I noticed my new little fella pushing his bedding around his cage with his paws and snout like a little bulldozer. He also loves to "Doze" off on my lap after wearing himself out exploring for 20 mins.

Hence forth he shall be called ... "Dozer"

I took these pics within the last 20 mins and NEVER have I had such a photogenic rat:










Time for his close-up:










Just look at that profile, that is a sleepy rat!










Nothing beats sleepy-time scritches!










On the other hand, a cheese ball is definitely worth waking up for!










He was completely passed out when he heard me eating cheese balls, woke up, snatched one, ate it, then passed back out lol!


----------



## Hey-Fay (Jul 8, 2013)

He's adorable!


----------



## pookycb (Feb 14, 2014)

Aww he is such a sweetie! What a cute name too.


----------



## relken0608 (Jul 11, 2013)

Aww that's adorable!! I have a cuddler but he doesn't fall asleep on me, just gets real comfy and relaxes. Dozer is an awesome name!

Sent from Petguide.com Free App


----------



## Gannyaan (Dec 7, 2012)

Sounds like someone has found their heart rat!! 


Sent from Petguide.com Free App


----------



## DustyRat (Jul 9, 2012)

I love it!


----------



## Mattsrats (Feb 24, 2014)

Thank you everyone!

I always have trouble coming up with just the right name. My agouti female has a temp name cause I haven't seen much of her personality yet as she was a feeder and I am still socializing her.

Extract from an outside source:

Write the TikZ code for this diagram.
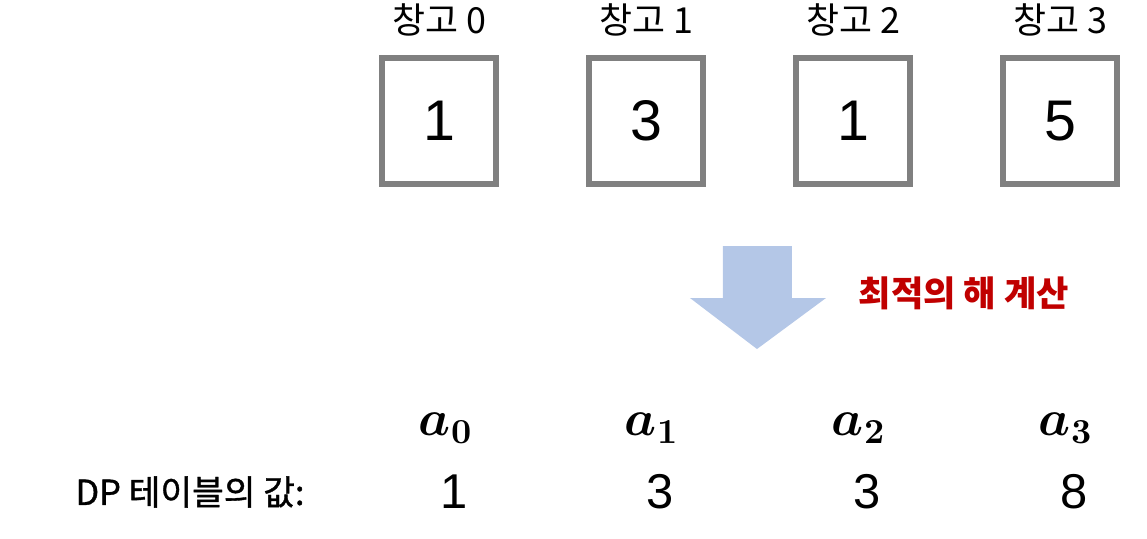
\documentclass[tikz,border=0pt]{standalone}
\usepackage{fontspec}
\setmainfont{Noto Sans CJK KR}
\newfontfamily\krmid[FakeBold=1]{Noto Sans CJK KR}
\newfontfamily\digits{Liberation Sans}
\usepackage{bm}
\usetikzlibrary{positioning}
\definecolor{boxgray}{RGB}{128,128,128}
\definecolor{arrowblue}{RGB}{180,199,231}
\definecolor{calcred}{RGB}{192,0,0}

\begin{document}
\begin{tikzpicture}[x=0.01cm, y=-0.01cm, every node/.style={inner sep=0pt},
    store/.style={draw=boxgray, line width=1.7pt, minimum width=1.13cm, minimum height=1.26cm, font=\digits\fontsize{16.3}{16}\selectfont},
    storelabel/.style={font=\fontsize{10.2}{11}\selectfont},
    dpval/.style={font=\digits\fontsize{13.9}{14}\selectfont}]
      \useasboundingbox (0,0) rectangle (1147,538);
      % warehouses
      \foreach \i/\x/\v in {0/439/1, 1/646/3, 2/853/1, 3/1060/5} {
        \node[store] (box\i) at (\x,121) {\v};
        \node[storelabel] (lbl\i) at (\x,20) {창고 \i};
      }
      % arrow
      \fill[arrowblue] (723,246) -- (792,246) -- (792,298) -- (826,298) -- (757,349) -- (690,298) -- (723,298) -- cycle;
      \node[font=\bfseries\fontsize{10}{11}\selectfont, text=calcred] (calc) at (964,293) {최적의 해 계산};
      % DP table
      \node[font=\krmid\fontsize{9.8}{10}\selectfont] (dplabel) at (190,492) {DP 테이블의 값:};
      \foreach \i/\x/\d in {0/446/1, 1/652/3, 2/859/3, 3/1066/8} {
        \node[font=\fontsize{14}{14}\selectfont] (a\i) at (\x,428) {$\bm{a_{\i}}$};
        \node[dpval] (val\i) at (\x+8,492) {\d};
      }
    \end{tikzpicture}
\end{document}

Dozer just sorta popped in there while he was sleeping on my lap!


----------



## Mattsrats (Feb 24, 2014)

Gannyaan said:


> Sounds like someone has found their heart rat!!
> 
> 
> Sent from Petguide.com Free App


I think you are right about that!

I love all my rats but Dozer is my buddy and can't wait to come out an snuggle when I get off work.


----------



## Juliah456 (Mar 12, 2014)

Mattsrats said:


> I think you are right about that!I love all my rats but Dozer is my buddy and can't wait to come out an snuggle when I get off work.


I can relate, I love all my rats equal but I've got a soft spot for my cuddly Guthrie


----------



## LittleSparrow (Apr 14, 2014)

Aww he's so adorable. I love that little face <3


----------